Francesco Cilea "Adriana Lecouvreur" (August 3, 2019) @Grosess Festpielhaus
Adriana Lecouvreur: Anna Netrebko
Maurizo: Yusif Eyvazov
La Principessa di Bouillon: Anita Rachvelishvili
キャンセル魔のネトレプコにハラハラさせられた経緯は前回の記事でお話しましたが、今回はパフォーマンスの感想を。
数日前のドタキャンを経て、無事にネトレプコが出演してくれた最終公演。これがすごかった!コンサート形式とはいえ、今まで観たオペラで、ここまで興奮させられたのは初めてかも。(あれ、この前のヴェローナはどこにいったの?というツッコミは重々承知。)
この祝祭大劇場、どこか見覚えがあると思ったら、大阪のフェスティバルホールに似ている気が。客層が全然違いましたが。(大阪のおばちゃん、ごめんなさい。
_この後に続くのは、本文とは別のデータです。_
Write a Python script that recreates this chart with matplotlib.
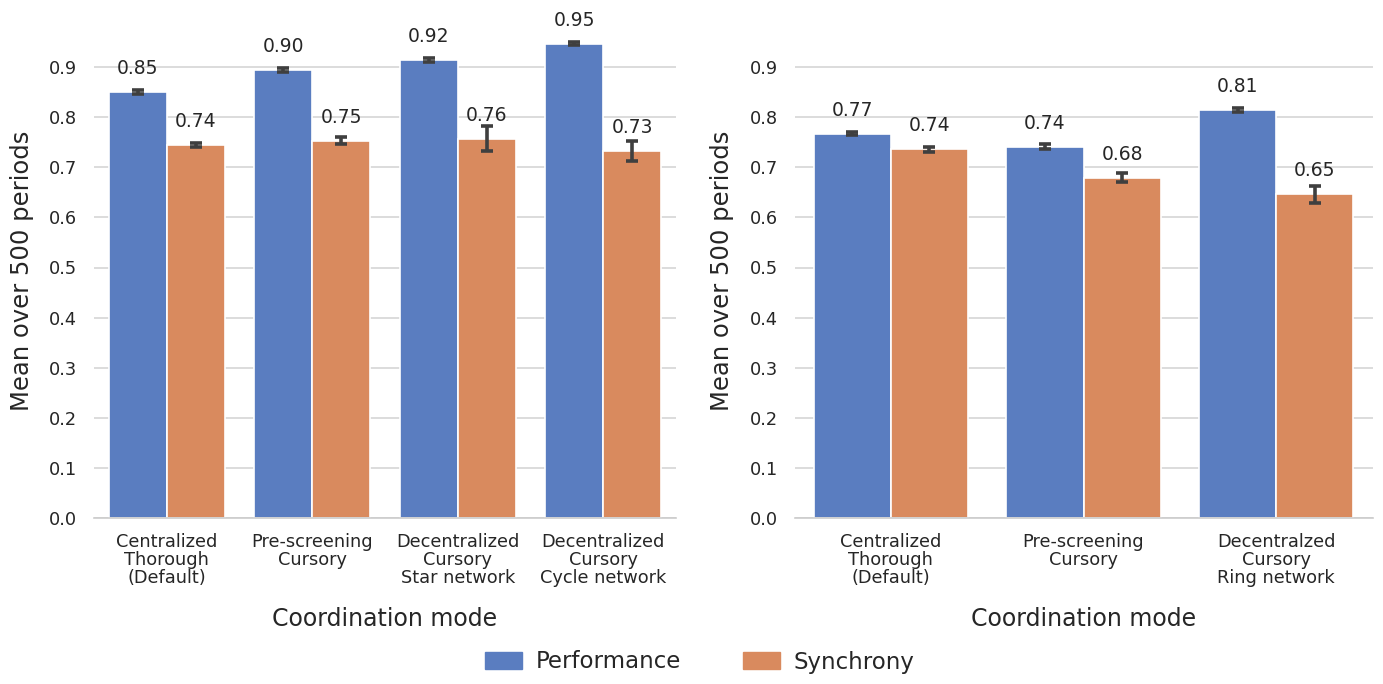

)
まず何と言ってもネトレプコ!!!キャンセルしまくって、周りに多大な迷惑をかけようが、出るとなれば文句は言わせないネトレプコ!!!特に、この日は先日のキャンセルを多少は反省したのか、いつもよりも全身全霊で、一瞬たりとも隙を見せないパフォーマンスを見せてくれました。
登場しただけでオーラがすごくて、会場の空気がガラっと変わったのを感じます。2300人を超える観客全員が、息をひそめて彼女に注目していました。そして、登場わずか5分で、目玉となる最初のアリア「私は創造の神の卑しい僕です」を歌い上げるネトレプコ。もう言葉がありません。技術的に素晴らしいのは当然ですが、本当にすごいのは、一瞬でその役になりきること。いや、役を「演じている」というよりも、役の方からネトレプコに「降りてきた」、と言った方が正しいかもしれません。それくらい、この日の彼女のパフォーマンスでは、彼女に「芸術」が乗り移ったのではないか、と思わせるほど神懸かっていました。ネトレプコの舞台はテレビで何度も観て、その都度感動していましたが、彼女の創り出すあの世界観は、やはり生で観ないと分かりません。もちろん観客も大興奮。開演10分にもかかわらず、暫し拍手が鳴りやみませんでした。
また、アドリアーナは実在した女優なので、朗読を披露する場面があるのですが、それが特に素晴らしかった!彼女が発する一言一言に感情が込められていて、それが会場全体を包んでいくかのようでした。この朗読を通して、アドリアーナは恋敵である公爵夫人の不実を暴露するのですが、この第2幕ラストは圧巻!思わず鳥肌が立ちました。
そして、公爵夫人の罠によって毒殺されるクライマックスでも大熱演。苦しみながらも、幸せだった日々を思い出しながら死にゆく姿は、本当に何かが乗り移ったようでした。観客も終演後もしばらく放心状態で、拍手すら出来ないほどでした。
これだけでは、ネトレプコのワンマンショーになってしまいますが、それに待ったをかけたのが、恋敵を演じたアニタ・ラチヴェリシュヴィリ。彼女は、ミラノスカラ座の「カルメン」に登場した時から知っていて、いつか生で観たいと思っていたので、ネトレプコに次いで今回のお目当てでした。彼女も、登場しただけで気迫がすごい!その直後のアリアも、大ホールに響き渡る声量と、1つ1つの言葉に込められた恐ろしいばかりの感情が伝わってきてドラマチックでした。女の嫉妬心が見事に表現されていて、思わず呪われるかと思いました。(別にやましいことは何もございませんが。)現代最高峰のソプラノとメゾソプラノが恋の火花を散らすシーンは、今まで観たオペラの中でも、最もゾクゾクするものでした。
大迫力の女性2人に対して、影が薄かったのがマウリツィオ役のユシフ・エイヴァゾフ。声量も技術も何の問題もないけれど、「教科書通りきちんと歌いました」という感じで、それ以上に感じるものがないというか…。別にちゃんと歌ってくれたら文句は言えないし、特に深みのある役柄でもない(オペラの男って大体そうだけど 笑)のですが、女性陣がすごかっただけにやや押され気味。いつまでも「ネトレプコの旦那さん」という認識で、いまだにフルネームを覚えていないし。(笑) ずっとヨシフだと思っていたら、ユシフだったし。(自爆)
このオペラは初見でしたか、曲も美しいメロディーとドラマチックに盛り上がるところもあって、気に入りました。
2階席からのズーム撮影のため相変わらずぶれっぶれですが、折角のネトレプコとアニタなので、カーテンコール写真を。ファッションショーさながらのドレスたちも豪華でした。ちなみに本公演のスポンサーは、かのオーストリアブランド、スワロフスキーだそうです。
第2幕終了後のカーテンコール。
終演後。
ロシアの至宝ネトレプコをようやく生で観られて大満足の午後でした。